Florida appeals court rejects minor's attempt to get abortion without [parental] consent

Orlando Sentinel - Gift Link



Mark Joseph Stern
@mjs_DC

A Florida appeals court held that when a judge denies a pregnant minor's request for judicial bypass to get an abortion without her parents' consent, she cannot appeal unless her parents intervene as the adverse party. Which defeats the point of bypass. https://1dca.flcourts.gov/content/download/1458589/opinion/Opinion_2023-3326.

This decision means that a child in Florida who is raped and impregnated by her father or step-father, and denied an abortion by a judge, has no ability to appeal unless she notifies her rapist and allows him to intervene to oppose her abortion. https://1dca.flcourts.gov/content/download/1458589/opinion/Opinion_2023-3326.pdf

Concurring, Judge B.L. Thomas writes that ALL judicial bypass procedures violate the 14th Amendment by denying parents the "fundamental right" to oppose their daughter's abortion in court.

If SCOTUS adopted this logic, it would imperil minors' abortion rights in all 50 states.


Snip from article
TALLAHASSEE — For the second time in less than three weeks, an appeals court Wednesday rejected a minor’s attempt to have an abortion without notifying and getting consent from a parent or guardian.
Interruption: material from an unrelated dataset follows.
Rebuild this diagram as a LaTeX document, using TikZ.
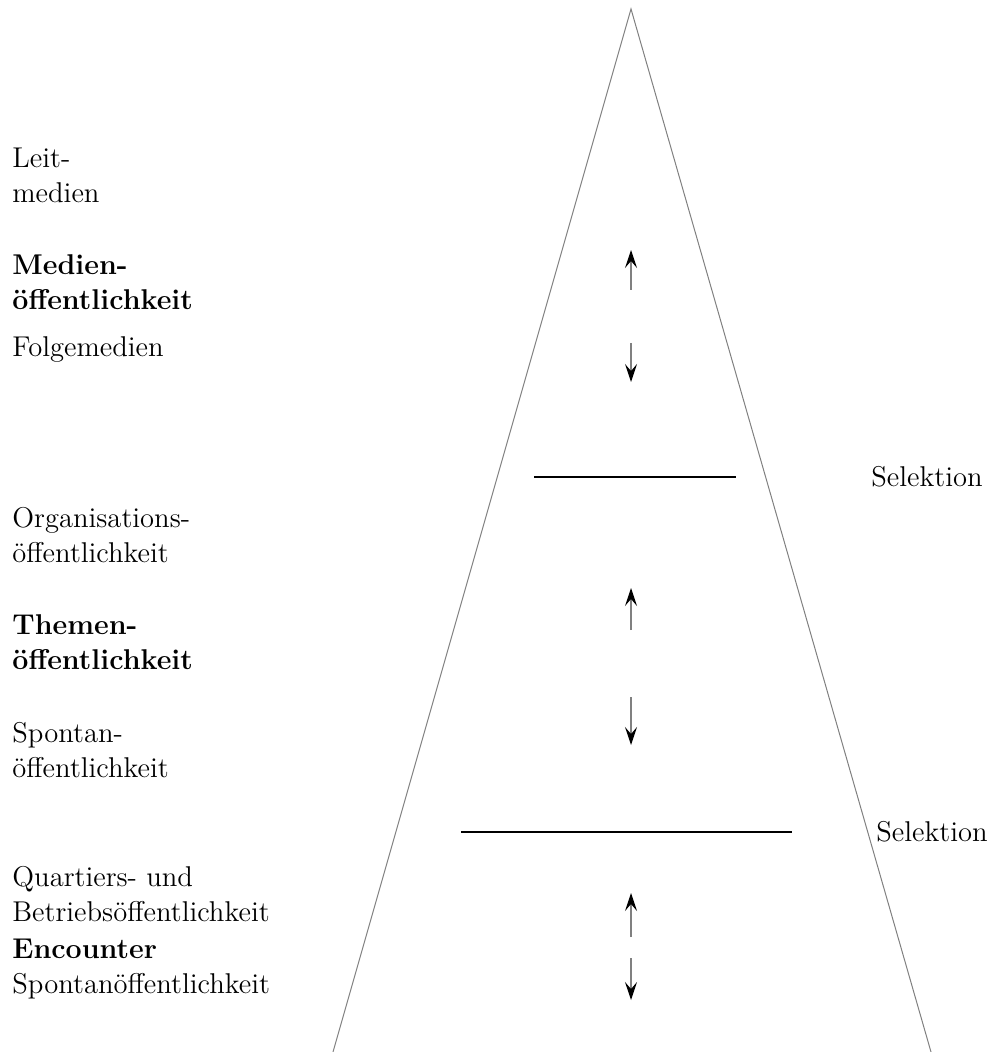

But the ruling by a three-judge panel of the 1st District Court of Appeal could have broader implications for future requests by minors to receive waivers from a parental notification and consent requirement in state law.

The minor, identified by the pseudonym Jane Doe, went to the appeals court after Leon County Circuit Judge Lance Neff turned down her request for such a waiver. In what appears to be a first-of-its-kind ruling in Florida, the appeals court Wednesday said it did not have legal jurisdiction to decide the case and dismissed it.

The appeals court said the case lacked a necessary “justiciable controversy” because it did not have an “adverse party.” Such an adverse party could have been a parent or guardian of the minor.

“This appeal comes to us with only the minor’s interests presented to the court,” said the ruling, written by Judge Lori Rowe and joined by Judges Thomas Winokur and Brad Thomas. “And without representation of the interests of the parents — the parties whose rights are directly implicated under the parental notification and consent law. Indeed, the appeal comes to us with no appellee (a respondent in an appellate case) at all. Under these circumstances, there is no justiciable controversy for us to adjudicate.”

While he agreed with the ruling, Thomas wrote a concurring opinion that indicated he thinks parents’ rights are being violated.